Pastel é uma massa feita de farinha que, frita e recheada, ganha diferentes sabores.

Para mim o pastel, tão comum nas feiras de rua, tem um sabor único de saudade. Eu poderia dizer que seria este o alimento preferido da Carol, ou então para os mais céticos, o único desejo real de comida que senti durante toda a gravidez. Independente do ponto de vista, o fato é que a tal iguaria popular me traz recordações dos inúmeros Sábados em que acordava sabendo que logo em seguida iria me deliciar comendo pastel de palmito ou de queijo, e talvez ainda um de banana de sobremesa enquanto a nossa filha animada dava seus chutes e socos.
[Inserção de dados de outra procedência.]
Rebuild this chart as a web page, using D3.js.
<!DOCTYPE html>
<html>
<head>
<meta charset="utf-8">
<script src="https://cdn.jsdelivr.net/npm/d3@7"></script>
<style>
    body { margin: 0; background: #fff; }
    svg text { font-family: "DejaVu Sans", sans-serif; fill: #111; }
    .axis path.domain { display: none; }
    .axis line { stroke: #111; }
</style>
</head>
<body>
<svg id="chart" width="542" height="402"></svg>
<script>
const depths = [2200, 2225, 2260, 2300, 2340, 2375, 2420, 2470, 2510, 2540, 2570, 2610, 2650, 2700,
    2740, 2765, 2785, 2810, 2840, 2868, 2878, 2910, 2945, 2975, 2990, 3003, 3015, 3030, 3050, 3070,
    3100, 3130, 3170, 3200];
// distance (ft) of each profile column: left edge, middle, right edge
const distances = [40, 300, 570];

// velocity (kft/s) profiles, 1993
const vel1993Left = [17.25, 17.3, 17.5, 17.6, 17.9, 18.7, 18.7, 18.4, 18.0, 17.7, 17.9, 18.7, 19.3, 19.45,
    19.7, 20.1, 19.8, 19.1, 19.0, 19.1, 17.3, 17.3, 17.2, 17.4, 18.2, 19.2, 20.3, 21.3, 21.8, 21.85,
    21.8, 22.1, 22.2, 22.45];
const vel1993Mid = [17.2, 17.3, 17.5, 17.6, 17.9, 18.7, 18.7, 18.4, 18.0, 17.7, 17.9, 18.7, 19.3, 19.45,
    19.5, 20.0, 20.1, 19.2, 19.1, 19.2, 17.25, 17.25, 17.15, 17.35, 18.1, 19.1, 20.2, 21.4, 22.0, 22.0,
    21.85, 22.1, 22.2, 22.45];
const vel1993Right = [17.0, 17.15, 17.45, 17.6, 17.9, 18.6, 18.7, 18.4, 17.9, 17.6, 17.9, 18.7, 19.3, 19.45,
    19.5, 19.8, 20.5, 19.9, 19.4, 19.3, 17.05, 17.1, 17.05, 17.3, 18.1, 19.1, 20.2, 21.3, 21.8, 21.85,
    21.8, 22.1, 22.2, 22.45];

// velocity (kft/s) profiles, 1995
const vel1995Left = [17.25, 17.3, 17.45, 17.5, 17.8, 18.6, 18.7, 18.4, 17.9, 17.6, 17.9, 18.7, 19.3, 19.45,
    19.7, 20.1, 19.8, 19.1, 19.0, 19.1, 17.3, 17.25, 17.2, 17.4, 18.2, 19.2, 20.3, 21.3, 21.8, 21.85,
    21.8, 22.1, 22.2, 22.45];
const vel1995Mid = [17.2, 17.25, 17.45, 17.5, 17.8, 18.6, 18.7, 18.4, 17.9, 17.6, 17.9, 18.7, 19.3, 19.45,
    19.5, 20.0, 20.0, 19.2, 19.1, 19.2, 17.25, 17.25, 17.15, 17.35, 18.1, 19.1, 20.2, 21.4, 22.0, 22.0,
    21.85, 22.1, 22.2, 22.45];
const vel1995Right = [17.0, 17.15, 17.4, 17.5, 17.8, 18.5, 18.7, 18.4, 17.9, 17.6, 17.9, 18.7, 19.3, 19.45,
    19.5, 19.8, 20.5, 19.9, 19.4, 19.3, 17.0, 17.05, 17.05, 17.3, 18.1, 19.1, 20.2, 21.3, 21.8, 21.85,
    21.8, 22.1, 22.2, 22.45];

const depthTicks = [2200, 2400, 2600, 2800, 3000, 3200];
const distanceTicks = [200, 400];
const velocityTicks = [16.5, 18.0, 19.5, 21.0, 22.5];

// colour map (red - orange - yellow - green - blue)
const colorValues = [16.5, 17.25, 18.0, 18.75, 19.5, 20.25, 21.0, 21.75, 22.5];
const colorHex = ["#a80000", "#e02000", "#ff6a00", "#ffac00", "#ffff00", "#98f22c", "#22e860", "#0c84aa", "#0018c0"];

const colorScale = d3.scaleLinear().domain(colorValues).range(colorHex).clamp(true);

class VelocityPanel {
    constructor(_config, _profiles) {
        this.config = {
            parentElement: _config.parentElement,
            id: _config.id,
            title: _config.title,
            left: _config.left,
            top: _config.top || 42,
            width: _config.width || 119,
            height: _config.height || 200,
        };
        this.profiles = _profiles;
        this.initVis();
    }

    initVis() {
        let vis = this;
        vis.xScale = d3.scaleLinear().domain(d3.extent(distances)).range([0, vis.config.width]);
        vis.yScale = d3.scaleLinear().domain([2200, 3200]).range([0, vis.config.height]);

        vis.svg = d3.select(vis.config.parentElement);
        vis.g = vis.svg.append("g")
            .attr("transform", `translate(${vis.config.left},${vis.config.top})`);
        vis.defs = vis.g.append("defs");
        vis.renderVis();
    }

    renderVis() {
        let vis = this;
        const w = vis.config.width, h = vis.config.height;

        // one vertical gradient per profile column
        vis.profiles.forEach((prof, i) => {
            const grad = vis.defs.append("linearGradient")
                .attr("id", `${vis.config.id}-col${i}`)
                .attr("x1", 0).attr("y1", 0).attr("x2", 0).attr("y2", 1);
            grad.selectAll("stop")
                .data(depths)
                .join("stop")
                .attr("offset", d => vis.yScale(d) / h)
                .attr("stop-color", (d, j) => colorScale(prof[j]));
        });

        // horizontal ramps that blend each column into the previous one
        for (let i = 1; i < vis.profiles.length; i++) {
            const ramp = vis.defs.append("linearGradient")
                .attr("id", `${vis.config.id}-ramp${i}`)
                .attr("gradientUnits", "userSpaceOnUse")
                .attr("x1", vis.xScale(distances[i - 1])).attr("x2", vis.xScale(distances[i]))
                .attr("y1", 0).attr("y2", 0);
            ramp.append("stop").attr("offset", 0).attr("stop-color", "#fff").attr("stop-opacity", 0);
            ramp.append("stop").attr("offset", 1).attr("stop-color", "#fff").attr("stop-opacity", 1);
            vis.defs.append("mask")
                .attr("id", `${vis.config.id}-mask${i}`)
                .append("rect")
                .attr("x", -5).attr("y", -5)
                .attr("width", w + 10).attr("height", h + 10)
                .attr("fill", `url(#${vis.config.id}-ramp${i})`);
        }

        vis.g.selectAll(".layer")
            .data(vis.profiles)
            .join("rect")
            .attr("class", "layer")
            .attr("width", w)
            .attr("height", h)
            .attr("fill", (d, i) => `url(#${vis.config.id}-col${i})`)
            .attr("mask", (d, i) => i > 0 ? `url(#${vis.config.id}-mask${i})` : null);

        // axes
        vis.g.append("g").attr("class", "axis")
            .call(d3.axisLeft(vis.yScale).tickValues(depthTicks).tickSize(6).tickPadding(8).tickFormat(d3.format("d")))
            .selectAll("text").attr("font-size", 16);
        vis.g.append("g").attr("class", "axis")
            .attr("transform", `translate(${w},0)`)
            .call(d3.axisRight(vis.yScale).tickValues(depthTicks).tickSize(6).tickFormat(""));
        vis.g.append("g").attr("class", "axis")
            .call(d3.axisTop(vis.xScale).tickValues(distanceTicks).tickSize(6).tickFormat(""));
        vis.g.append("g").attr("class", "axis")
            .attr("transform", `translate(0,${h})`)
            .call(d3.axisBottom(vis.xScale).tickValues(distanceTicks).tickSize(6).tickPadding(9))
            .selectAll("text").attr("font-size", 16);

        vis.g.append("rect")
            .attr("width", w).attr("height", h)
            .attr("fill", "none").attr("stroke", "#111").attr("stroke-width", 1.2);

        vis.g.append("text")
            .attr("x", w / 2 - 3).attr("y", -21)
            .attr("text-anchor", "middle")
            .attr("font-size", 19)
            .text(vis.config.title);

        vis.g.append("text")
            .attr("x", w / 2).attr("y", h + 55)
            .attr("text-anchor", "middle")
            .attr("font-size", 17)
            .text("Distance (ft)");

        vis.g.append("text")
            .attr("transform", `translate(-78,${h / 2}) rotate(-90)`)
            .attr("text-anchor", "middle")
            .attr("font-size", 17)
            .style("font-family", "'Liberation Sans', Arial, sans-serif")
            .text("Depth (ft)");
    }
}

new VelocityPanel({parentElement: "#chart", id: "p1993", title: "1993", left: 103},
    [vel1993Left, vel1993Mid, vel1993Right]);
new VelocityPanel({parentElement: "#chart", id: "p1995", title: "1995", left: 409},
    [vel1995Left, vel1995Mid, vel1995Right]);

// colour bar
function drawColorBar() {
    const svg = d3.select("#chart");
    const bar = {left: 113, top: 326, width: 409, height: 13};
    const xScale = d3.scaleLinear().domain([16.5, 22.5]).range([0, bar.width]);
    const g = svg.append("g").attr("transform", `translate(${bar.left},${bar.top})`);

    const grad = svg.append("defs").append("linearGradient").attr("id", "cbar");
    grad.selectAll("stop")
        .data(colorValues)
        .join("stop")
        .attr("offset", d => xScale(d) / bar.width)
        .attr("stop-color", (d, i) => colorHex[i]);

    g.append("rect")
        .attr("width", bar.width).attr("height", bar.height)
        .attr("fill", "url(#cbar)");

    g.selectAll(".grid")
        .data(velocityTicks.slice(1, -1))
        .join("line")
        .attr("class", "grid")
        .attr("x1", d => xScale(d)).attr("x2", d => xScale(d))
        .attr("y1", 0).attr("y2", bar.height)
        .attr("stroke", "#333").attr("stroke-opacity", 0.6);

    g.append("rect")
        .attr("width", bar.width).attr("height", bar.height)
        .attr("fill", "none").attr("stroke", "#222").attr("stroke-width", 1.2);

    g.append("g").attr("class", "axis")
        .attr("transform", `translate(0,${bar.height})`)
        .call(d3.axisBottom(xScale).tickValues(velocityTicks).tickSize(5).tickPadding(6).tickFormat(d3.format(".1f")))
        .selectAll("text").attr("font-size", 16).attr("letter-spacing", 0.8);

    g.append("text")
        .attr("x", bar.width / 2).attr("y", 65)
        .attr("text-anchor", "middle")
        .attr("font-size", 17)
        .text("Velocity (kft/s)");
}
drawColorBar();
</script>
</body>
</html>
Hoje, depois de muito tempo, fui à feira com o Isi para comer pastel. A primeira imagem que me veio à cabeça ao chegar em frente à barraca foi a de uma Sexta-feira à noite, em que no meio de uma conversa despretensiosa, o Isi perguntou se iríamos (no plural) querer pastel no dia seguinte. Ele estava com a mão na minha barriga, e eis que veio a resposta da nossa corujinha. Um sinal forte e cheio de animação de quem não tinha tempo a perder.